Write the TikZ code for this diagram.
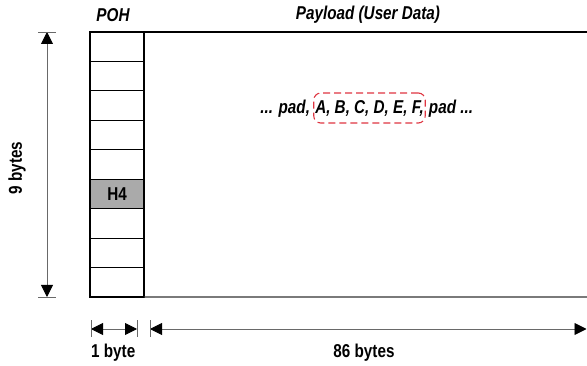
\documentclass[tikz,border=0pt]{standalone}
\usepackage{fontspec}
\setmainfont{Liberation Sans}[FakeStretch=0.82]
\usetikzlibrary{arrows.meta,calc}
\definecolor{markred}{RGB}{222,52,64}
\definecolor{dimgrey}{RGB}{105,105,105}
\definecolor{hfill}{RGB}{170,170,170}
\begin{document}
\begin{tikzpicture}[x=1pt,y=-1pt,
  lbl/.style={font=\bfseries\fontsize{18.6}{22}\selectfont, inner sep=0pt},
  ilbl/.style={font=\bfseries\itshape\fontsize{18.6}{22}\selectfont, inner sep=0pt},
  cell/.style={draw=black, line width=1.1pt, minimum width=54pt, minimum height=29.44pt,
    inner sep=0pt, outer sep=0pt},
  frame/.style={line width=1.2pt, black},
  dim/.style={line width=0.9pt, dimgrey, {Triangle[length=12pt,width=12pt,black]}-{Triangle[length=12pt,width=12pt,black]}},
  bar/.style={line width=0.9pt, dimgrey},
  marked/.style={draw=markred, line width=1.1pt, dash pattern=on 7pt off 4pt,
    rounded corners=7pt, minimum height=30pt, inner xsep=1.5pt, inner ysep=0pt}
]
\useasboundingbox (0,0) rectangle (587,366);

% POH column: nine one-byte rows, row 6 carries H4
\foreach \i in {1,2,3,4,5,7,8,9}
  \node[cell] (r\i) at (117, {32+29.44*(\i-0.5)}) {};
\node[cell, fill=hfill, font=\bfseries\fontsize{18.6}{22}\selectfont] (r6) at (117, {32+29.44*5.5}) {H4};

% payload frame (open to the right)
\coordinate (tr) at (587,32);
\coordinate (br) at (587,297);
\draw[frame] (r1.north east) -- (tr);
\draw[frame, black!80] (r9.south east) -- (br);

% column headings
\node[ilbl] (poh) at (113,15) {POH};
\node[ilbl] (payload) at (368,15) {Payload (User Data)};

% byte stream inside the payload
\node[ilbl, marked] (mid) at (369.5,108) {A, B, C, D, E, F,};
\node[ilbl, anchor=base east] (padl) at ($(mid.base west)+(-3,0)$) {... pad,};
\node[ilbl, anchor=base west] (padr) at ($(mid.base east)+(3,0)$) {pad ...};

% vertical dimension: 9 bytes
\coordinate (vt) at (47,32);
\coordinate (vb) at (47,297);
\draw[dim] (vt) -- (vb);
\draw[bar] ($(vt)+(-9,0)$) -- ($(vt)+(9,0)$);
\draw[bar] ($(vb)+(-9,0)$) -- ($(vb)+(9,0)$);
\node[lbl, rotate=90] (nine) at (17,168) {9 bytes};

% horizontal dimensions: 1 byte and 86 bytes
\coordinate (d1) at (91,329);
\coordinate (d2) at (137,329);
\coordinate (d3) at (150,329);
\coordinate (d4) at (586.5,329);
\draw[dim] (d1) -- (d2);
\draw[dim] (d3) -- (d4);
\foreach \c in {d1,d2,d3}
  \draw[bar] ($(\c)+(0,-8.5)$) -- ($(\c)+(0,8.5)$);
\node[lbl, anchor=west] (one) at (91,353) {1 byte};
\node[lbl] (eightysix) at (364,353) {86 bytes};
\end{tikzpicture}
\end{document}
# # # # # # #
Exercise description - Transcribe the preceding listing in its entirety and with exact wording, leaving out pictures.

Exercise answer -
Write the TikZ code for this diagram.
\documentclass[tikz,border=0pt]{standalone}
\usepackage{fontspec}
\setmainfont{Liberation Sans}[FakeStretch=0.82]
\usetikzlibrary{arrows.meta,calc}
\definecolor{markred}{RGB}{222,52,64}
\definecolor{dimgrey}{RGB}{105,105,105}
\definecolor{hfill}{RGB}{170,170,170}
\begin{document}
\begin{tikzpicture}[x=1pt,y=-1pt,
  lbl/.style={font=\bfseries\fontsize{18.6}{22}\selectfont, inner sep=0pt},
  ilbl/.style={font=\bfseries\itshape\fontsize{18.6}{22}\selectfont, inner sep=0pt},
  cell/.style={draw=black, line width=1.1pt, minimum width=54pt, minimum height=29.44pt,
    inner sep=0pt, outer sep=0pt},
  frame/.style={line width=1.2pt, black},
  dim/.style={line width=0.9pt, dimgrey, {Triangle[length=12pt,width=12pt,black]}-{Triangle[length=12pt,width=12pt,black]}},
  bar/.style={line width=0.9pt, dimgrey},
  marked/.style={draw=markred, line width=1.1pt, dash pattern=on 7pt off 4pt,
    rounded corners=7pt, minimum height=30pt, inner xsep=1.5pt, inner ysep=0pt}
]
\useasboundingbox (0,0) rectangle (587,366);

% POH column: nine one-byte rows, row 6 carries H4
\foreach \i in {1,2,3,4,5,7,8,9}
  \node[cell] (r\i) at (117, {32+29.44*(\i-0.5)}) {};
\node[cell, fill=hfill, font=\bfseries\fontsize{18.6}{22}\selectfont] (r6) at (117, {32+29.44*5.5}) {H4};

% payload frame (open to the right)
\coordinate (tr) at (587,32);
\coordinate (br) at (587,297);
\draw[frame] (r1.north east) -- (tr);
\draw[frame, black!80] (r9.south east) -- (br);

% column headings
\node[ilbl] (poh) at (113,15) {POH};
\node[ilbl] (payload) at (368,15) {Payload (User Data)};

% byte stream inside the payload
\node[ilbl, marked] (mid) at (369.5,108) {A, B, C, D, E, F,};
\node[ilbl, anchor=base east] (padl) at ($(mid.base west)+(-3,0)$) {... pad,};
\node[ilbl, anchor=base west] (padr) at ($(mid.base east)+(3,0)$) {pad ...};

% vertical dimension: 9 bytes
\coordinate (vt) at (47,32);
\coordinate (vb) at (47,297);
\draw[dim] (vt) -- (vb);
\draw[bar] ($(vt)+(-9,0)$) -- ($(vt)+(9,0)$);
\draw[bar] ($(vb)+(-9,0)$) -- ($(vb)+(9,0)$);
\node[lbl, rotate=90] (nine) at (17,168) {9 bytes};

% horizontal dimensions: 1 byte and 86 bytes
\coordinate (d1) at (91,329);
\coordinate (d2) at (137,329);
\coordinate (d3) at (150,329);
\coordinate (d4) at (586.5,329);
\draw[dim] (d1) -- (d2);
\draw[dim] (d3) -- (d4);
\foreach \c in {d1,d2,d3}
  \draw[bar] ($(\c)+(0,-8.5)$) -- ($(\c)+(0,8.5)$);
\node[lbl, anchor=west] (one) at (91,353) {1 byte};
\node[lbl] (eightysix) at (364,353) {86 bytes};
\end{tikzpicture}
\end{document}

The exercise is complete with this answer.